So…. here I am looking for an Agent again. I’ve got Princess of Asylum. Bloodsucker has been submitted to a Tor Imprint. The Mermaid’s Tale’s rights have reverted back to me, and The Luck was contracted but never published. That’s four novels in play.
Might as well bite the bullet. What am I going to do? Write another novel? I’m actually working on two right now. Release another ebook? Four or five are done and in the pipeline. Seriously, time to suck it up, and go for it.
It was, and still is, a catch 22. To get an Agent you needed a book deal with a publisher. To get a book deal you needed an Agent. Round and round we go on the merry go round, no way on.
How do you find one? Well, back in the day, when I was first trying to break through, there were publications. SF Chronicle and Locus for the speculative fiction genre, there was Writers Digest Magazine, there was an Annual Directory of Publishers and Agents. I had subscriptions, I bought the Directories. It was all like reading tea leaves, it was all inscrutable and frustrating. Names of Agents who had sold novels to publishers, but they were names in a vacuum, phrases connecting here to there in emptiness. Even the Directories were frustrating, the Agents write ups, or interviews in magazines being maddeningly frustrating.

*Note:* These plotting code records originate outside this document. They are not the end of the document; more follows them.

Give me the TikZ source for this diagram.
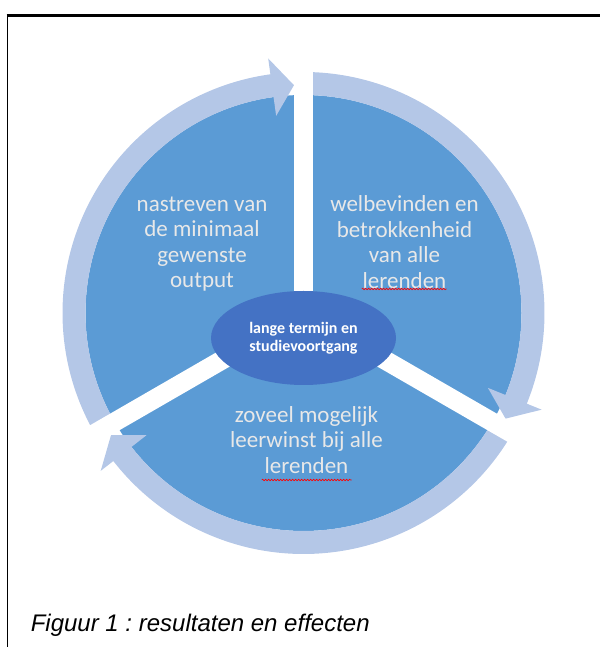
\documentclass[tikz,border=0pt]{standalone}
\usepackage{fontspec}
\setmainfont{Carlito}
\newfontfamily\capfont{Liberation Sans}
\usetikzlibrary{calc,shapes.geometric,decorations.pathmorphing}
\definecolor{midblue}{HTML}{5B9BD5}
\definecolor{lightblue}{HTML}{B4C7E7}
\definecolor{darkblue}{HTML}{4472C4}
\definecolor{segtext}{HTML}{E8E8E8}
\frenchspacing
\begin{document}
\begin{tikzpicture}[x=1pt,y=1pt,
  segtxt/.style={text=segtext, align=center, font=\fontsize{23}{25.5}\selectfont, inner sep=0pt},
  ringarrow/.style={fill=lightblue},
  gapband/.style={fill=white},
  spell/.style={draw=red, line width=0.6pt, decorate, decoration={snake, amplitude=0.8pt, segment length=3pt}}]
\useasboundingbox (0,0) rectangle (600,647);
\coordinate (C) at (303.5,334);
% disk
\fill[midblue] (C) circle (218);
% ring arrows (clockwise)
\foreach \t/\b/\s in {90/-22.1/-27.6, 210/97.9/92.4, 330/217.9/212.4}{
  \fill[ringarrow] ($(C)+(\t:241)$) arc[start angle=\t, end angle=\b, radius=241]
    -- ($(C)+(\b:257)$) -- ($(C)+(\s:228)$) -- ($(C)+(\b:199)$) -- ($(C)+(\b:218)$)
    arc[start angle=\b, end angle=\t, radius=218] -- cycle;
}
% gaps
\foreach \g in {90,210,330}{
  \begin{scope}[shift={(C)}, rotate=\g]
    \fill[gapband] (0,-9.5) rectangle (270,9.5);
  \end{scope}
}
% centre
\node[ellipse, fill=darkblue, minimum width=185pt, minimum height=94pt, inner sep=0pt,
      text=white, align=center, font=\bfseries\fontsize{16}{18}\selectfont] (core) at (303.5,309)
      {lange termijn en\\studievoortgang};
% segment texts
\node[segtxt] (lt) at (202,403) {nastreven van\\de minimaal\\gewenste\\output};
\node[segtxt] (rt) at (404.5,405) {welbevinden en\\betrokkenheid\\van alle\\lerenden};
\node[segtxt] (bt) at (306.5,207) {zoveel mogelijk\\leerwinst bij alle\\lerenden};
\draw[spell] (361.7,358) -- (446.7,358);
\draw[spell] (261.7,167) -- (351.7,167);
% caption
\node[anchor=base west, inner sep=0pt, font=\capfont\itshape\fontsize{24}{28}\selectfont] (cap) at (30.6,16)
  {Figuur 1 : resultaten en effecten};
% frame
\draw[line width=2.2pt] (6.5,631.5) -- (600,631.5);
\draw[line width=1.5pt] (7.5,0) -- (7.5,632.5);
\end{tikzpicture}
\end{document}
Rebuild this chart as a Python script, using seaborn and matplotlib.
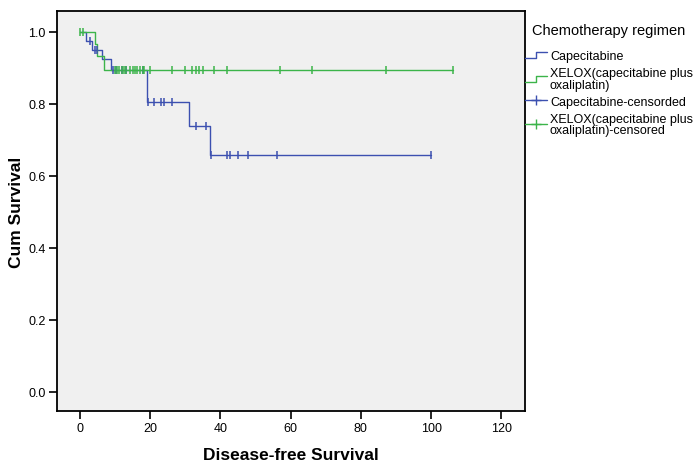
import numpy as np
import pandas as pd
import matplotlib
matplotlib.use("Agg")
import matplotlib.pyplot as plt
from matplotlib.lines import Line2D
from matplotlib.legend_handler import HandlerBase
import seaborn as sns

# Kaplan-Meier steps
cape_event_t = [1.9, 3.5, 6.2, 9.0, 19.0, 31.0, 37.0]
cape_surv = [0.976, 0.951, 0.926, 0.893, 0.805, 0.738, 0.657]
cape_cens_t = [2.8, 4.4, 4.8, 9.5, 10.4, 11.9, 13.1, 17.9, 19.5, 21.1, 23.0,
               23.9, 26.1, 33.0, 35.9, 37.2, 42.0, 42.7, 45.1, 47.9, 56.0, 100.0]

xelox_event_t = [4.3, 5.0, 7.0]
xelox_surv = [0.967, 0.933, 0.893]
xelox_cens_t = [0.0, 1.0, 10.0, 10.6, 11.2, 11.9, 12.5, 13.1, 14.2, 15.0, 15.7,
                16.4, 17.1, 17.9, 18.2, 19.9, 26.1, 30.0, 32.0, 33.0, 34.0,
                35.0, 38.1, 42.0, 57.0, 66.2, 87.1, 106.2]

groups = ["Capecitabine", "XELOX(capecitabine plus\noxaliplatin)"]
colors = ["#3c50b0", "#3cb44a"]
x_ticks = [0, 20, 40, 60, 80, 100, 120]
y_ticks = [0.0, 0.2, 0.4, 0.6, 0.8, 1.0]


def km_frame(name, ev_t, surv, cens_t):
    t = [0.0] + list(ev_t) + [max(cens_t)]
    s = [1.0] + list(surv) + [surv[-1]]
    steps = pd.DataFrame({"time": t, "surv": s, "group": name})
    # level of the curve at each censor time
    idx = np.searchsorted(np.array(ev_t), np.array(cens_t), side="right")
    levels = np.array([1.0] + list(surv))[idx]
    cens = pd.DataFrame({"time": cens_t, "surv": levels, "group": name})
    return steps, cens


class StepHandler(HandlerBase):
    def create_artists(self, legend, orig, xd, yd, width, height, fontsize, trans):
        x0 = -xd
        y0 = -yd
        xs = [x0, x0 + width * 0.5, x0 + width * 0.5, x0 + width]
        ys = [y0 + height * 0.1, y0 + height * 0.1, y0 + height * 0.8, y0 + height * 0.8]
        ln = Line2D(xs, ys, color=orig.get_color(), lw=1.0, transform=trans)
        return [ln]


sns.set_style("white", {"text.color": "black", "axes.labelcolor": "black",
                        "xtick.color": "black", "ytick.color": "black"})
plt.rcParams["font.family"] = ["Liberation Sans", "DejaVu Sans"]

fig = plt.figure(figsize=(6.94, 4.64), dpi=100)
ax = fig.add_axes([0.0821, 0.112, 0.6744, 0.862])
ax.set_facecolor("#f0f0f0")

data = [(cape_event_t, cape_surv, cape_cens_t), (xelox_event_t, xelox_surv, xelox_cens_t)]
for name, col, (ev, sv, cs) in zip(groups, colors, data):
    steps, cens = km_frame(name, ev, sv, cs)
    sns.lineplot(data=steps, x="time", y="surv", ax=ax, color=col, lw=1.0,
                 drawstyle="steps-post", estimator=None, sort=False, legend=False)
    sns.scatterplot(data=cens, x="time", y="surv", ax=ax, color=col, marker="|",
                    s=40, linewidth=1.1, legend=False, zorder=3)

ax.set_xlim(-6.5, 126.7)
ax.set_ylim(-0.053, 1.058)
ax.set_xticks(x_ticks)
ax.set_yticks(y_ticks)
ax.set_yticklabels([f"{v:.1f}" for v in y_ticks])
ax.tick_params(axis="both", direction="out", length=6, width=1.2, color="black",
               labelcolor="black", labelsize=9, pad=2, left=True, bottom=True)
for sp in ax.spines.values():
    sp.set_color("black")
    sp.set_linewidth(1.3)

ax.set_xlabel("Disease-free Survival", fontsize=12.5, fontweight="bold", labelpad=9,
              color="black")
ax.set_ylabel("Cum Survival", fontsize=12.5, fontweight="bold", labelpad=3,
              color="black")

handles = [
    Line2D([], [], color=colors[0]),
    Line2D([], [], color=colors[1]),
    Line2D([], [], color=colors[0], marker="+", markersize=7.5, lw=1.0),
    Line2D([], [], color=colors[1], marker="+", markersize=7.5, lw=1.0),
]
labels = [groups[0], groups[1], "Capecitabine-censorded",
          "XELOX(capecitabine plus\noxaliplatin)-censored"]
fig.text(532 / 694, 1 - 35 / 464, "Chemotherapy regimen", fontsize=10.5,
         ha="left", va="baseline", color="black")
leg = fig.legend(handles, labels, loc="upper left", bbox_to_anchor=(525 / 694, 1 - 51 / 464),
                 frameon=False, fontsize=9, handlelength=1.75, handletextpad=0.25,
                 labelspacing=0.4, borderaxespad=0, borderpad=0,
                 handler_map={handles[0]: StepHandler(), handles[1]: StepHandler()})
for t in leg.get_texts():
    t.set_linespacing(0.95)
    t.set_color("black")

fig.savefig("out.png", dpi=100)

Back then, when research involved buying directories, combing through trade publications, searching for interviews and references, it was maddeningly vague.
You know what some writers did? They’d go through books checking the dedications and the acknowledgements, hoping to find the name of the writer’s agent.
“Special thanks to my Agent, Anonymous Blandy, without whose help this novel would never have seen publication.”
The theory being that if these were books that you really liked, which were written similarly to yours, then you could guess this agent might like your stuff. But what were you going to do, irritate the staff at Bookstores as you worked your way with pen and notepad through the Sci Fi section. Grab your own table at the library and stack em up? Or just go through your personal library? How many books did you read in a year? Twenty? Fifty? Or search through review for books you thought might be enough like your style and subject matter, then search out the books themselves, check if they’re complementary, then search out the author, and hopefully, get a lead on the author’s agent. Sometimes, the search for an Agent was this Rube Goldberg Odyssey.